In the future, getting a broadband connection might be as simple as flipping on a light switch, according to a group of German researchers who say the light coming from the lamps in your home could one day encode a wireless broadband signal.
"The advantage is that you'd be using light that is already there," says Jelena Vucic of the Fraunhofer Institute for Telecommunications, Heinrich-Hertz-Institute in Berlin, Germany.
Vucic and her colleagues have found a way to get the most from this synergy of illumination and information. Researchers at the Fraunhofer Institute for Telecommunications at the Heinrich-Hertz Institute experimented with using visible light from commercial light-emitting diodes to carry data wirelessly at speeds of up to 230Mbit/sec.
Research into wireless data communications using LEDs has been going on for years, but the 230Mbit/sec speed is considered a record when using a commercial LED.
Vucic said the advantage in using light to carry data over Wi-Fi or another system is that the lights are already in a room. The team built a visible wireless system in their lab to download data at 100Mbit/sec and then upgraded the system to get 230Mbit/sec. Although state-of-the-art radio wireless can achieve comparable speeds, Vucic says they should be able to double their data rate again by employing a more sophisticated modulation signal.

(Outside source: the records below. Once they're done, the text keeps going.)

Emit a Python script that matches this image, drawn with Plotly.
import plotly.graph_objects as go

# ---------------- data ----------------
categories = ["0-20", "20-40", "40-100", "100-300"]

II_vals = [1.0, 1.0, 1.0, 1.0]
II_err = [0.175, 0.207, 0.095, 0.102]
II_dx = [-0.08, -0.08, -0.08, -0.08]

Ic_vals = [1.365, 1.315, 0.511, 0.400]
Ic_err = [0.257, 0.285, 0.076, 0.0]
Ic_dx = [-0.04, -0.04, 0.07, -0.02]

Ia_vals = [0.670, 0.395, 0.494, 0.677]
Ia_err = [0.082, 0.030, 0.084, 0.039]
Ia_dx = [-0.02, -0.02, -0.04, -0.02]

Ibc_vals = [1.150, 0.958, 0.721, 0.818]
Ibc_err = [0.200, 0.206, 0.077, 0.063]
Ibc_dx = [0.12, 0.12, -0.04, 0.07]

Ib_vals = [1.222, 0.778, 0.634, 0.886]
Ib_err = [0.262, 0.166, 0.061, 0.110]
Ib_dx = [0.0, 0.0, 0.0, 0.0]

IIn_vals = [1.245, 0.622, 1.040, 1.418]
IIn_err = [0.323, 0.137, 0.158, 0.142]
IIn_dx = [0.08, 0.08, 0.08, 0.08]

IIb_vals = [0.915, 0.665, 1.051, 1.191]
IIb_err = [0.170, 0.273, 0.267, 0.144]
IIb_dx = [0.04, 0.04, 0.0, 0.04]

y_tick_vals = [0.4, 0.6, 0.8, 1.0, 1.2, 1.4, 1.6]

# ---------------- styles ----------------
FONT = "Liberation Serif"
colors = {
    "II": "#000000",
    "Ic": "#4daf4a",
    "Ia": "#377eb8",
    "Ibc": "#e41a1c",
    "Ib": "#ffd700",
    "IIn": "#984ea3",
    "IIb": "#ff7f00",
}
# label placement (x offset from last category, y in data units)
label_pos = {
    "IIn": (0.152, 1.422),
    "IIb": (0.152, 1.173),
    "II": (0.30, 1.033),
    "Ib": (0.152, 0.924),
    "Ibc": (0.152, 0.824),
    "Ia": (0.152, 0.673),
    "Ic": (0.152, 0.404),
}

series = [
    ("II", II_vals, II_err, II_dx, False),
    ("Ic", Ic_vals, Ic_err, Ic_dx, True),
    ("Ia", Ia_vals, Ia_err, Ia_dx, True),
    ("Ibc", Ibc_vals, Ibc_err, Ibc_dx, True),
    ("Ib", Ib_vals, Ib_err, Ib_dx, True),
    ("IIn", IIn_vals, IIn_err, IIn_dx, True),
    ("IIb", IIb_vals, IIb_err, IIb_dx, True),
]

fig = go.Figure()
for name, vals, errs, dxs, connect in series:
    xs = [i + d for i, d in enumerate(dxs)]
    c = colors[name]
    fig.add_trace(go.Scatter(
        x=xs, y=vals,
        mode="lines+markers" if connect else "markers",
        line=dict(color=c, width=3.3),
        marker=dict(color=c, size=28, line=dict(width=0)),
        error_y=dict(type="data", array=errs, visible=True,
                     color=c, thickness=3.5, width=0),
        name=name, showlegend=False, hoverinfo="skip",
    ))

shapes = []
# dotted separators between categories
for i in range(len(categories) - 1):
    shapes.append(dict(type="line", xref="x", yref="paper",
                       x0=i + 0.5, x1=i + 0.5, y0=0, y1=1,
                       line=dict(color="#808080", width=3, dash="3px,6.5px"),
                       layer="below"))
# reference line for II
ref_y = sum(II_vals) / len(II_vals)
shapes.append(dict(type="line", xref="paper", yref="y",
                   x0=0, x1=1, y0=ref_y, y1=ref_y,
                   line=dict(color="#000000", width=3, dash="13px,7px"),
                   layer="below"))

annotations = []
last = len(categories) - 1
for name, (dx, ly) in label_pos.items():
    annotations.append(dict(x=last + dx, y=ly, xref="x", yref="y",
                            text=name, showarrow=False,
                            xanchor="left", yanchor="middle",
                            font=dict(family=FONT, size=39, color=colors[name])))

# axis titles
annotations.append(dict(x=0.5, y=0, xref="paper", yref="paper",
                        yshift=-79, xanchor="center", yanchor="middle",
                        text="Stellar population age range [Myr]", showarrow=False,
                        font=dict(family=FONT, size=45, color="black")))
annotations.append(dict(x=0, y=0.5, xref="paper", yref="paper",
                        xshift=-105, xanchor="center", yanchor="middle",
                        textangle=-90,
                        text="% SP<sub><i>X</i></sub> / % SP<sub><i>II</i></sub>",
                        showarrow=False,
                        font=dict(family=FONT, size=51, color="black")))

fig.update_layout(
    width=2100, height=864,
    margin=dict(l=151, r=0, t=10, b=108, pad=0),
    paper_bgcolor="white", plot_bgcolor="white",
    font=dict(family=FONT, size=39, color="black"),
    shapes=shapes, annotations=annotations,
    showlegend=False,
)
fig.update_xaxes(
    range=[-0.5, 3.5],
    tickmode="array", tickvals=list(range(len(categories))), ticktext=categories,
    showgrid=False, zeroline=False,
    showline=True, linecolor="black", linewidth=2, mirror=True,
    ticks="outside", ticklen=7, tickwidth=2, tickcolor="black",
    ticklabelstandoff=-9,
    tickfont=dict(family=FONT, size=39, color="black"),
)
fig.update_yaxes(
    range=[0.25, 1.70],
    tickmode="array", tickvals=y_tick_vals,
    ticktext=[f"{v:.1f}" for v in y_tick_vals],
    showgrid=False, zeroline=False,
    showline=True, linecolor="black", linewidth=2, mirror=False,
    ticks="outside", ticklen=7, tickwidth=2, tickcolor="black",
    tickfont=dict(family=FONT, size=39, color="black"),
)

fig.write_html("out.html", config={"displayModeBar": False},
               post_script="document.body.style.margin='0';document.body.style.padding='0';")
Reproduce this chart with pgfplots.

As of now, the majority of wireless in homes and businesses is achieved through a radio frequency WiFi connection. But WiFi has limited bandwidth and it is unclear where to find more in the already-crowded radio spectrum. By contrast, visible-frequency wireless has all the bandwidth one could want, according to the Optical Society of America. The signal would be generated in a room by slightly flickering all the lights in unison.
No one would be bothered by this because the rate of modulation would be millions of times faster than a human eye can see. Since visible light can't go through walls like radio, there would be no unwanted interference from stray signals and less worry of outside hackers.
Incandescent and fluorescent bulbs can't flicker fast enough, so all the lights would have to be LEDs. Although commercial LEDs have a limited bandwidth of only a few MHz, Vucic and her colleagues were able to increase this bandwidth tenfold by filtering out all but the blue part of the LED spectrum.